Marie-Claire Marcotte dans Ma Irma
Photo: LTDJ (2016)
Le 23 septembre, La Troupe du Jour lançait sa nouvelle saison avec la première mondiale de la version francophone de Ma Irma (Oh My Irma) de la dramaturge Haley McGee. Marie-Claire Marcotte réussit une performance on ne peut plus dynamique et nuancée dans le grand jeu de déséquilibre de cette pièce.
Pour atteindre sa place, le public doit traverser la scène parmi des chemises de tuxedo suspendues à une corde à linge. C’est le même trajet qu’empruntera Marie-Claire dans son rôle de Mission Bird, une femme bizarre et troublée, qui arrive traînant un bagage lourd pour s’asseoir brièvement parmi nous. Tout de suite notre engagement dans l’intrigue de cette comédie macabre s’annonce. Mission Bird se lève soudain et nous crie « Oui c’était moi, mais c’était pas de ma faute. » Serrez les fesses! On la suivra dans des recoins à la fois saugrenus et affolants à la recherche de la vérité de cette ambiguïté angoissante.
Dès la création canadienne en 2010 (et en tournée mondiale à Édimbourg, New York, Berlin, au Kosovo et en Mongolie) l’auteure/comédienne Haley McGee a reçu des critiques dithyrambiques pour l’exploration du dédale psychologique des relations entre cette protagoniste et les autres êtres qu’elle évoque et incarne. Haley a confié à Marie-Claire Marcotte la traduction de cette pièce spéciale et voilà, celle-ci prend le rôle à corps entier pour sa création française à la Troupe du jour. Sous la direction et dans une scénographie de David Granger, la production de la Troupe est à la hauteur de la production originale.
Une pièce si intensément noueuse comporte un grand défi d’équilibre entre la réalité macabre (les états mentaux des personnages et les actions qui s’en suivent) et la performance consciente de la protagoniste pour confectionner son récit (pour les amateurs de théâtre ce dernier est un exemple excellent de la « distanciation » brechtienne).

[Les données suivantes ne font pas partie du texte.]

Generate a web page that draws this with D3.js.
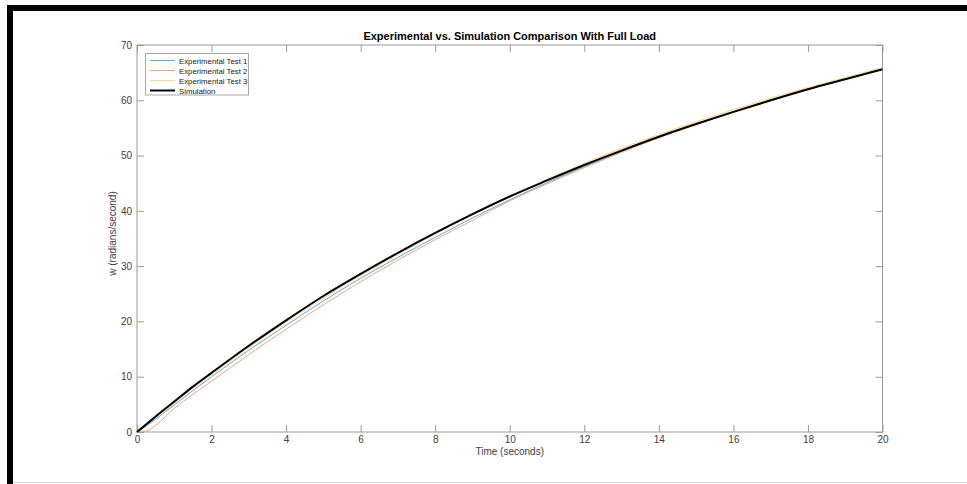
<!DOCTYPE html>
<html>
<head>
<meta charset="utf-8">
<script src="https://cdn.jsdelivr.net/npm/d3@7"></script>
<style>
  html, body { margin: 0; padding: 0; background: #fff; }
  svg { display: block; }
  text { font-family: "Liberation Sans", Arial, Helvetica, sans-serif; }
</style>
</head>
<body>
<svg id="chart" width="967" height="484"></svg>
<script>
// Time samples (seconds)
const time = [0, 0.25, 0.5, 1, 1.5, 2, 3, 4, 5, 6, 7, 8, 9, 10, 11, 12, 13, 14, 15, 16, 17, 18, 19, 20];

// Angular velocity w (radians/second)
const test1 = [0, 1.1, 2.3, 4.9, 7.5, 10.0, 14.8, 19.3, 23.7, 27.8, 31.6, 35.2, 38.7, 42.0, 45.1, 48.0, 50.7, 53.3, 55.7, 57.9, 60.0, 62.0, 63.8, 65.6];
const test2 = [0, 0.2, 1.2, 4.3, 6.8, 9.2, 14.0, 18.6, 23.0, 27.2, 31.1, 34.8, 38.3, 41.8, 44.9, 47.8, 50.6, 53.2, 55.6, 57.8, 59.9, 61.9, 63.8, 65.6];
const test3 = [0, 1.3, 2.6, 5.2, 7.9, 10.4, 15.3, 19.9, 24.2, 28.3, 32.1, 35.8, 39.3, 42.6, 45.7, 48.6, 51.3, 53.8, 56.1, 58.3, 60.4, 62.3, 64.1, 65.9];
const simulation = [0, 1.4, 2.8, 5.5, 8.2, 10.7, 15.6, 20.2, 24.6, 28.6, 32.4, 36.0, 39.4, 42.6, 45.5, 48.3, 50.9, 53.4, 55.7, 57.9, 60.0, 62.0, 63.8, 65.6];

const seriesNames = ["Experimental Test 1", "Experimental Test 2", "Experimental Test 3", "Simulation"];
const xTicks = [0, 2, 4, 6, 8, 10, 12, 14, 16, 18, 20];
const yTicks = [0, 10, 20, 30, 40, 50, 60, 70];

const svg = d3.select("#chart");

// Window frame
svg.append("rect").attr("x", 7).attr("y", 5).attr("width", 960).attr("height", 6).attr("fill", "#000");
svg.append("rect").attr("x", 7).attr("y", 5).attr("width", 6).attr("height", 479).attr("fill", "#000");
svg.append("line").attr("x1", 13).attr("x2", 967).attr("y1", 482.5).attr("y2", 482.5)
  .attr("stroke", "#d8d8d8").attr("stroke-width", 1);

const plot = { left: 137, right: 882.5, top: 45, bottom: 432 };

const x = d3.scaleLinear().domain([0, 20]).range([plot.left, plot.right]);
const y = d3.scaleLinear().domain([0, 70]).range([plot.bottom, plot.top]);

const axisColor = "#9a9a9a";
const textColor = "#404040";

function styleAxis(g) {
  g.select(".domain").remove();
  g.selectAll(".tick line").attr("stroke", axisColor);
  g.selectAll(".tick text").attr("fill", textColor).attr("font-size", 10);
}

svg.append("g").attr("transform", `translate(0,${plot.bottom})`)
  .call(d3.axisBottom(x).tickValues(xTicks).tickSizeInner(-7).tickSizeOuter(0).tickPadding(4))
  .call(styleAxis);
svg.append("g").attr("transform", `translate(0,${plot.top})`)
  .call(d3.axisTop(x).tickValues(xTicks).tickSizeInner(-7).tickSizeOuter(0).tickFormat(""))
  .call(styleAxis);
svg.append("g").attr("transform", `translate(${plot.left},0)`)
  .call(d3.axisLeft(y).tickValues(yTicks).tickSizeInner(-7).tickSizeOuter(0).tickPadding(5))
  .call(styleAxis);
svg.append("g").attr("transform", `translate(${plot.right},0)`)
  .call(d3.axisRight(y).tickValues(yTicks).tickSizeInner(-7).tickSizeOuter(0).tickFormat(""))
  .call(styleAxis);

// Axes box
svg.append("rect")
  .attr("x", plot.left).attr("y", plot.top)
  .attr("width", plot.right - plot.left).attr("height", plot.bottom - plot.top)
  .attr("fill", "none").attr("stroke", axisColor).attr("stroke-width", 1);

// Curves
const series = [
  { name: seriesNames[0], values: test1, color: "#5aa8df", width: 1 },
  { name: seriesNames[1], values: test2, color: "#f2a386", width: 1 },
  { name: seriesNames[2], values: test3, color: "#f8dc9e", width: 1.2 },
  { name: seriesNames[3], values: simulation, color: "#000000", width: 2 }
];

const line = d3.line().x(d => x(d[0])).y(d => y(d[1])).curve(d3.curveMonotoneX);

const order = [2, 0, 1, 3];
order.forEach(i => {
  const s = series[i];
  svg.append("path")
    .datum(time.map((t, k) => [t, s.values[k]]))
    .attr("d", line)
    .attr("fill", "none")
    .attr("stroke", s.color)
    .attr("stroke-width", s.width)
    .attr("stroke-linejoin", "round");
});

// Title and axis labels
svg.append("text")
  .attr("x", (plot.left + plot.right) / 2).attr("y", 40)
  .attr("text-anchor", "middle").attr("font-size", 11).attr("font-weight", "bold")
  .attr("fill", "#000")
  .text("Experimental vs. Simulation Comparison With Full Load");

svg.append("text")
  .attr("x", (plot.left + plot.right) / 2).attr("y", 455)
  .attr("text-anchor", "middle").attr("font-size", 10).attr("fill", textColor)
  .text("Time (seconds)");

svg.append("text")
  .attr("transform", `translate(116,${(plot.top + plot.bottom) / 2 - 5}) rotate(-90)`)
  .attr("text-anchor", "middle").attr("font-size", 10).attr("fill", textColor)
  .text("w (radians/second)");

// Legend
const legend = svg.append("g");
legend.append("rect")
  .attr("x", 145.5).attr("y", 53.5).attr("width", 103).attr("height", 41.5)
  .attr("fill", "#fff").attr("stroke", "#a8a8a8").attr("stroke-width", 1);

series.forEach((s, i) => {
  const ly = 60.5 + i * 10;
  legend.append("line")
    .attr("x1", 150).attr("x2", 175).attr("y1", ly).attr("y2", ly)
    .attr("stroke", s.color).attr("stroke-width", s.width);
  legend.append("text")
    .attr("x", 179).attr("y", ly + 3)
    .attr("font-size", 7.8).attr("fill", "#222")
    .text(s.name);
});
</script>
</body>
</html>
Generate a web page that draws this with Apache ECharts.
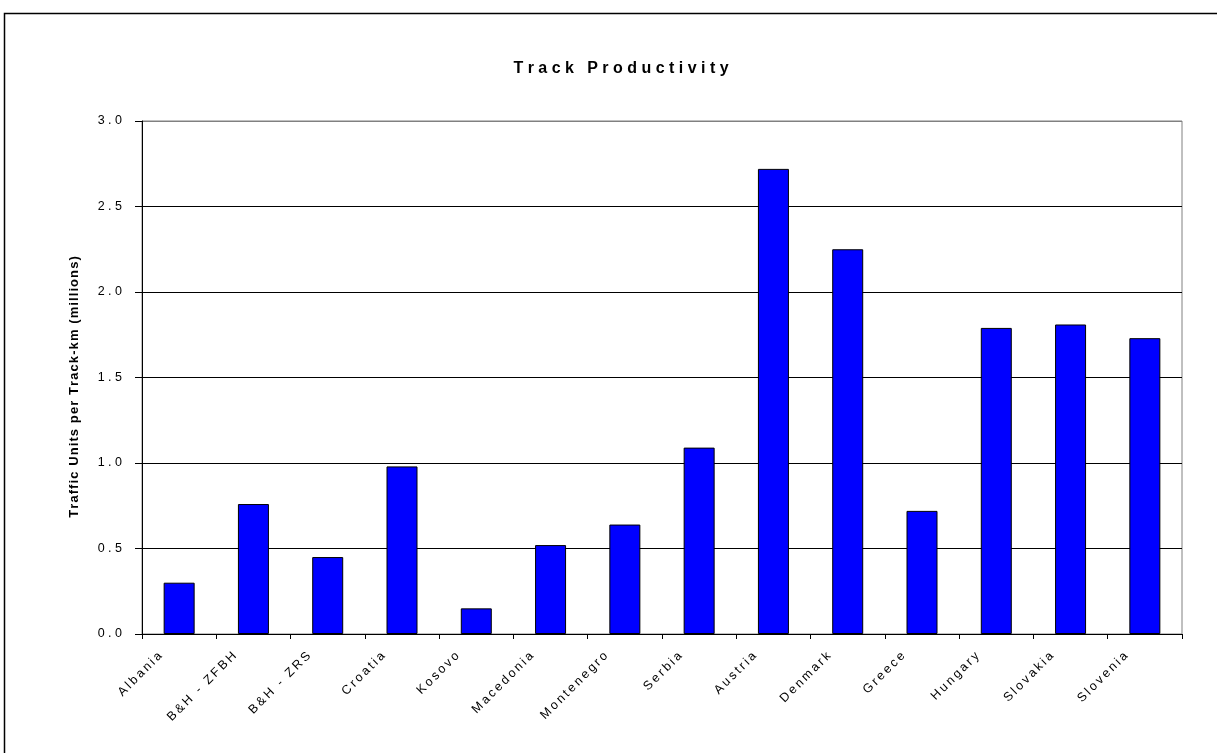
<!DOCTYPE html>
<html>
<head>
<meta charset="utf-8">
<script src="https://cdn.jsdelivr.net/npm/echarts@6/dist/echarts.min.js"></script>
<style>
  html, body { margin: 0; padding: 0; background: #fff; }
  #chart { width: 1217px; height: 753px; }
</style>
</head>
<body>
<div id="chart"></div>
<script>
// Rail network track productivity by country
const countries = ['Albania', 'B&H - ZFBH', 'B&H - ZRS', 'Croatia', 'Kosovo', 'Macedonia',
  'Montenegro', 'Serbia', 'Austria', 'Denmark', 'Greece', 'Hungary', 'Slovakia', 'Slovenia'];
const trafficUnitsPerTrackKm = [0.30, 0.76, 0.45, 0.98, 0.15, 0.52, 0.64, 1.09, 2.72, 2.25, 0.72, 1.79, 1.81, 1.73];
const yTicks = { min: 0, max: 3, interval: 0.5 };
const chartTitle = 'Track Productivity';
const yTitle = 'Traffic Units per Track-km (millions)';

const font = '"Liberation Sans", Arial, sans-serif';
// widen the lettering by putting a small space between characters
const spaced = (s, gap) => s.split('').join(gap);
const THIN = '\u2009', HAIR = '\u200A';

const chart = echarts.init(document.getElementById('chart'), null, { renderer: 'canvas' });

// top split line (at max) is grey like the plot frame, the rest black
const gridLineColors = [];
for (let v = yTicks.min; v <= yTicks.max + 1e-9; v += yTicks.interval) {
  gridLineColors.push(Math.abs(v - yTicks.max) < 1e-9 ? '#808080' : '#000');
}

chart.setOption({
  animation: false,
  backgroundColor: '#fff',
  title: {
    text: spaced(chartTitle, ' '),
    left: 616, top: 56, textAlign: 'center',
    textStyle: { fontFamily: font, fontSize: 16, fontWeight: 'bold', color: '#000' }
  },
  graphic: [{
    type: 'rect', silent: true,
    shape: { x: 4.5, y: 13.5, width: 1230, height: 760 },
    style: { fill: 'none', stroke: '#000', lineWidth: 1.5 }
  }, {
    type: 'text', silent: true,
    x: 74, y: 387, rotation: Math.PI / 2,
    style: {
      text: spaced(yTitle, HAIR),
      fontFamily: font, fontSize: 13, fontWeight: 'bold', fill: '#000',
      align: 'center', verticalAlign: 'middle'
    }
  }],
  grid: {
    left: 142, right: 35, top: 121, bottom: 119,
    show: true, borderColor: '#808080', borderWidth: 1, backgroundColor: '#fff'
  },
  xAxis: {
    type: 'category',
    data: countries,
    boundaryGap: true,
    axisLine: { lineStyle: { color: '#000', width: 1 } },
    axisTick: { show: true, length: 5, lineStyle: { color: '#000' } },
    axisLabel: {
      interval: 0, rotate: 45, margin: 1,
      padding: [0, 27, 0, 0],
      fontFamily: font, fontSize: 12.5, color: '#000',
      formatter: v => spaced(v, THIN)
    }
  },
  yAxis: {
    type: 'value',
    min: yTicks.min, max: yTicks.max, interval: yTicks.interval,
    axisLine: { show: true, lineStyle: { color: '#000', width: 1 } },
    axisTick: { show: true, length: 7, lineStyle: { color: '#000' } },
    splitLine: { show: true, lineStyle: { color: gridLineColors, width: 1 } },
    axisLabel: {
      margin: 20, fontFamily: font, fontSize: 12.5, color: '#000',
      formatter: v => spaced(v.toFixed(1), ' ')
    }
  },
  series: [{
    type: 'bar',
    data: trafficUnitsPerTrackKm,
    barWidth: 31,
    itemStyle: { color: '#0000ff', borderColor: '#000', borderWidth: 1 }
  }]
});
</script>
</body>
</html>
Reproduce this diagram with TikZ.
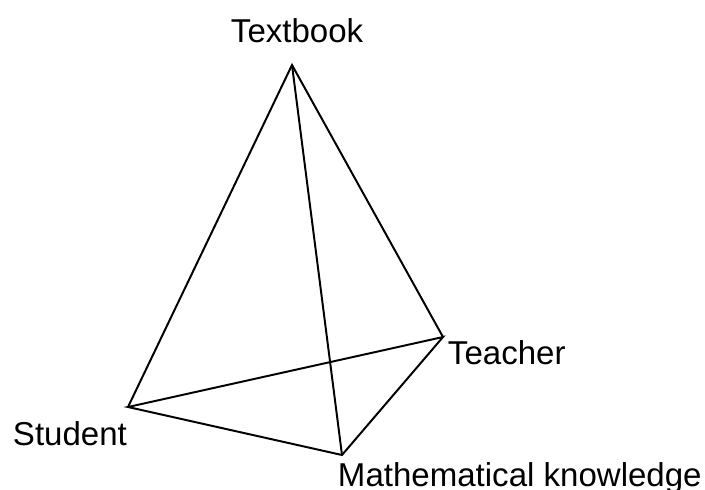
\documentclass[tikz,border=0pt]{standalone}
\usepackage{fontspec}
\setmainfont{Liberation Sans}
\begin{document}
\begin{tikzpicture}[x=0.025cm,y=-0.025cm,line width=1.4pt,
  vlabel/.style={anchor=base west,inner sep=0pt,font=\fontsize{23.5}{28}\selectfont}]
\useasboundingbox (0,0) rectangle (705,489);
% corners of the tetrahedron
\coordinate (textbook) at (292,65);
\coordinate (teacher) at (443,337);
\coordinate (student) at (128,407);
\coordinate (math) at (342,455);
% edges
\draw (student) -- (textbook) -- (teacher);
\draw (textbook) -- (math);
\draw (student) -- (teacher) -- (math) -- cycle;
% labels
\node[vlabel] (textbooklabel) at (230,42) {Textbook};
\node[vlabel] (teacherlabel) at (447,364) {Teacher};
\node[vlabel] (studentlabel) at (12,445) {Student};
\node[vlabel] (mathlabel) at (337,486) {Mathematical knowledge};
\end{tikzpicture}
\end{document}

La création vendredi soir semblait prendre un peu de temps pour trouver le ton juste, car la première partie, techniquement bien maîtrisée, était un peu légère. C’était peut-être une simple question d’échauffement ou peut-être un choix collaboratif entre le metteur-en-scène et l’actrice, car l’effet était renforcé par la blancheur extrême des chemises de tuxedo pendues à la corde. Je la notais parce que le texte parle souvent de taches de sang et d’une brassée de linge rose ou encore de cernes jaunes aux aisselles. La justification d’un tel choix pourrait dépendre d’un style non-réaliste (dans l’éclairage théâtral par exemple) et du thème du lavage et pourrait aussi surenchérir un contraste qui en dit long sur la stabilité mentale de celle qui raconte l’histoire.
Les quinze premières minutes ont toujours le potentiel de semer quelques frissons supplémentaires de menace dans le désordre, car certainement l’accumulation de détails farfelus nous entraîne inévitablement dans le vif du sujet : le besoin de contact authentique avec un autre et le mal qui mène une personne à se couper et même à se suicider. Il n’y avait nul doute de la justesse de tous ces éléments à partir du moment où Mission Bird se réfugie dans la garde-robe de PP: quel cocktail enivrant d’humeurs! Puis quelle audace dans la direction de s’adresser à un membre du public pour rendre à la raconteuse le simple toucher humain tant désiré. Avec cette complicité (autre type d’engagement brechtien) nous avons le droit finalement de suivre les dernières actions de Mission Bird qui ont provoqué le cri désemparé du début : « Oui c’était moi, mais c’était pas de ma faute. » L’humour devient définitivement macabre. Reste à déchiffrer la signification de la résonance sonore dans le noir à la fin de la pièce. Le silence tendu qui précédait les applaudissements révéla à quel point le public perturbé était sous le coup de l’émotion.
À la fois amusante et barbelée, Ma Irma examine une psychologie humaine trop souvent cachée. C’est un spectacle bouleversant.